Son varios los personajes clave de esta sección (el mayor Ronald Edmund Balfour, los capitanes Walker Hancock y Robert Posey, el teniente George Stout, el subteniente James Rorimer, el soldado Harry Ettlinger...), pero hay una mujer que yo destacaría por su trascendencia: Rose Valland, dechado de coraje y abnegación.
Si Tichý era un tipo con aureola de raro enajenado, Valland es a simple vista su reverso: sencilla, aburrida, alguien que si a los ojos de los demás destacaba en algo era en no destacar en nada. Y, sin embargo, ¡qué gran mujer!

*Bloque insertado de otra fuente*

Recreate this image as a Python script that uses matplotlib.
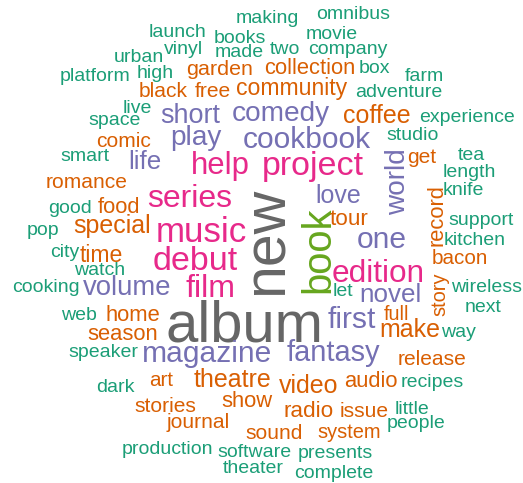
import matplotlib
matplotlib.use("Agg")
import matplotlib.pyplot as plt

# ---- data: words grouped by frequency tier (highest first) ----
tier_gray = ["new", "album"]
tier_lime = ["book"]
tier_pink = ["help", "project", "series", "music", "debut", "film", "edition"]
tier_purple = ["short", "comedy", "play", "cookbook", "life", "world", "love",
               "one", "volume", "novel", "first", "magazine", "fantasy"]
tier_orange = ["garden", "collection", "black", "free", "community", "coffee",
               "comic", "get", "romance", "food", "tour", "record", "special",
               "time", "bacon", "home", "full", "story", "season", "make",
               "release", "art", "theatre", "video", "audio", "show", "stories",
               "radio", "issue", "journal", "sound", "system"]
tier_green = ["launch", "making", "omnibus", "books", "movie", "urban", "vinyl",
              "made", "two", "company", "platform", "high", "box", "farm",
              "adventure", "live", "space", "experience", "studio", "smart",
              "tea", "length", "knife", "good", "support", "pop", "kitchen",
              "city", "watch", "let", "wireless", "cooking", "web", "next",
              "way", "speaker", "dark", "recipes", "little", "people",
              "production", "software", "presents", "theater", "complete"]

# relative weight of each word (rendered size)
weights = {
    "new": 59, "album": 58, "book": 40,
    "help": 31, "project": 34, "series": 32, "music": 35, "debut": 34,
    "film": 32, "edition": 31.5,
    "short": 27, "comedy": 28, "play": 28, "cookbook": 30, "life": 26,
    "world": 28, "love": 25, "one": 30, "volume": 27.5, "novel": 26,
    "first": 30, "magazine": 30, "fantasy": 29,
    "garden": 21.5, "collection": 22, "black": 21, "free": 21,
    "community": 23, "coffee": 25, "comic": 21, "get": 21, "romance": 21,
    "food": 22, "tour": 22.5, "record": 22, "special": 25, "time": 23,
    "bacon": 20.6, "home": 22, "full": 20, "story": 20, "season": 22,
    "make": 25, "release": 21, "art": 20.5, "theatre": 25, "video": 25,
    "audio": 22, "show": 22, "stories": 21, "radio": 22.5, "issue": 21,
    "journal": 21, "sound": 21, "system": 20,
}
default_green_weight = 19.5

# ---- layout (pixel positions: x centre / baseline, rotation) ----
layout = {
    "new": (283, 241, 90), "album": (245, 342, 0), "book": (329, 250, 90),
    "help": (220, 174, 0), "project": (313, 175, 0), "series": (190, 207, 0),
    "music": (201, 242, 0), "debut": (195, 270, 0), "film": (210, 297, 0),
    "edition": (378.5, 282, 0),
    "short": (190, 123, 0), "comedy": (280.5, 121, 0), "play": (196, 145, 0),
    "cookbook": (307, 148, 0), "life": (145, 169, 0), "world": (405, 182, 90),
    "love": (338, 203, 0), "one": (382, 248, 0), "volume": (127.5, 295, 0),
    "novel": (390.5, 302, 0), "first": (352, 328, 0),
    "magazine": (207.5, 362, 0), "fantasy": (333.5, 361, 0),
    "garden": (219.5, 75, 0), "collection": (309.5, 74, 0),
    "black": (163.5, 97, 0), "free": (213, 97, 0), "community": (291.5, 95, 0),
    "coffee": (377, 123, 0), "comic": (123.5, 147, 0), "get": (421.5, 163, 0),
    "romance": (87, 188, 0), "food": (118.5, 213, 0), "tour": (348.5, 225, 0),
    "record": (442, 215, 90), "special": (112.5, 233, 0), "time": (101.5, 262, 0),
    "bacon": (460, 264, 0), "home": (132.5, 321, 0), "full": (396, 320, 0),
    "story": (445, 294, 90), "season": (122.5, 340, 0), "make": (409.5, 337, 0),
    "release": (432, 365, 0), "art": (161, 386, 0), "theatre": (232, 387, 0),
    "video": (309, 393, 0), "audio": (371, 387, 0), "show": (246.5, 407, 0),
    "stories": (165, 412, 0), "radio": (309, 417, 0), "issue": (364.5, 417, 0),
    "journal": (198.5, 428, 0), "sound": (274.5, 439, 0), "system": (349, 438, 0),
    "launch": (177.5, 37, 0), "making": (267.5, 23, 0), "omnibus": (353, 19, 0),
    "books": (240, 43, 0), "movie": (332, 39, 0), "urban": (139, 62, 0),
    "vinyl": (183, 54, 0), "made": (239, 57, 0), "two": (285, 54, 0),
    "company": (347.5, 54, 0), "platform": (95, 81, 0), "high": (155, 78, 0),
    "box": (374, 73, 0), "farm": (424.5, 81, 0), "adventure": (399, 97, 0),
    "live": (137, 113, 0), "space": (115, 125, 0), "experience": (467, 122, 0),
    "studio": (413, 140, 0), "smart": (85, 161, 0), "tea": (471, 160, 0),
    "length": (469.5, 177, 0), "knife": (463, 195, 0), "good": (70, 213, 0),
    "support": (481.5, 225, 0), "pop": (43.5, 235, 0), "kitchen": (475, 245, 0),
    "city": (65, 257, 0), "watch": (100, 275, 0), "let": (342.5, 296, 0),
    "wireless": (486.5, 292, 0), "cooking": (46, 292, 0), "web": (79, 320, 0),
    "next": (483, 312, 0), "way": (458.5, 337, 0), "speaker": (103.5, 357, 0),
    "dark": (115, 392, 0), "recipes": (432, 387, 0), "little": (412, 414, 0),
    "people": (416, 428, 0), "production": (167.5, 454, 0),
    "software": (254.5, 457, 0), "presents": (335, 458, 0),
    "theater": (253.5, 473, 0), "complete": (334, 478, 0),
}

tier_colours = [
    (tier_gray, "#666666"),
    (tier_lime, "#66A61E"),
    (tier_pink, "#E7298A"),
    (tier_purple, "#7570B3"),
    (tier_orange, "#D95F02"),
    (tier_green, "#1B9E77"),
]

W, H, DPI = 523, 483, 100
fig = plt.figure(figsize=(W / DPI, H / DPI), dpi=DPI)
fig.patch.set_facecolor("white")
ax = fig.add_axes([0, 0, 1, 1])
ax.set_xlim(0, W)
ax.set_ylim(H, 0)
ax.axis("off")

for words, colour in tier_colours:
    for w in words:
        x, y, rot = layout[w]
        size_px = weights.get(w, default_green_weight)
        ax.text(x, y, w, fontsize=size_px * 72 / DPI, color=colour,
                ha="center", va="baseline", rotation=rot,
                rotation_mode="anchor", family="Liberation Sans")

fig.savefig("out.png", dpi=DPI, facecolor="white")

Rose era de constitución fuerte, medía uno setenta y dos aproximadamente, vestía de manera insulsa y ajena a las tendencias del momento, tenía los ojos marrones que escondía bajo gafas de montura metálica y llevaba el pelo recogido en un moño, “como una abuela”. ¿Atractiva? No, físicamente era una mujer del montón.
La primera vez que la vio el subteniente James Rorimer, conservador del Museo Metropolitano de Arte de Nueva York (Met) y uno de los Monuments Men más significativos, pensó que tenía el aspecto de una “matrona”. No era pues su físico por lo que acabaría despuntando esta mujer que trabajaba como voluntaria en el Museo del Jeu de Paume, adyacente al Louvre, sino por su determinación a prueba de bombas. Pero Rorimer pensó algo más de ella, algo que la definía como persona. Pensó que nunca se pintaría una línea negra en la parte posterior de la pierna imitando las costuras, como hacían muchas parisinas durante la ocupación nazi. (Era, en definitiva, una mujer rara, fuera de la norma.) A Rorimer le pareció una persona inescrutable, alguien que no dejaba al descubierto sus anhelos más íntimos.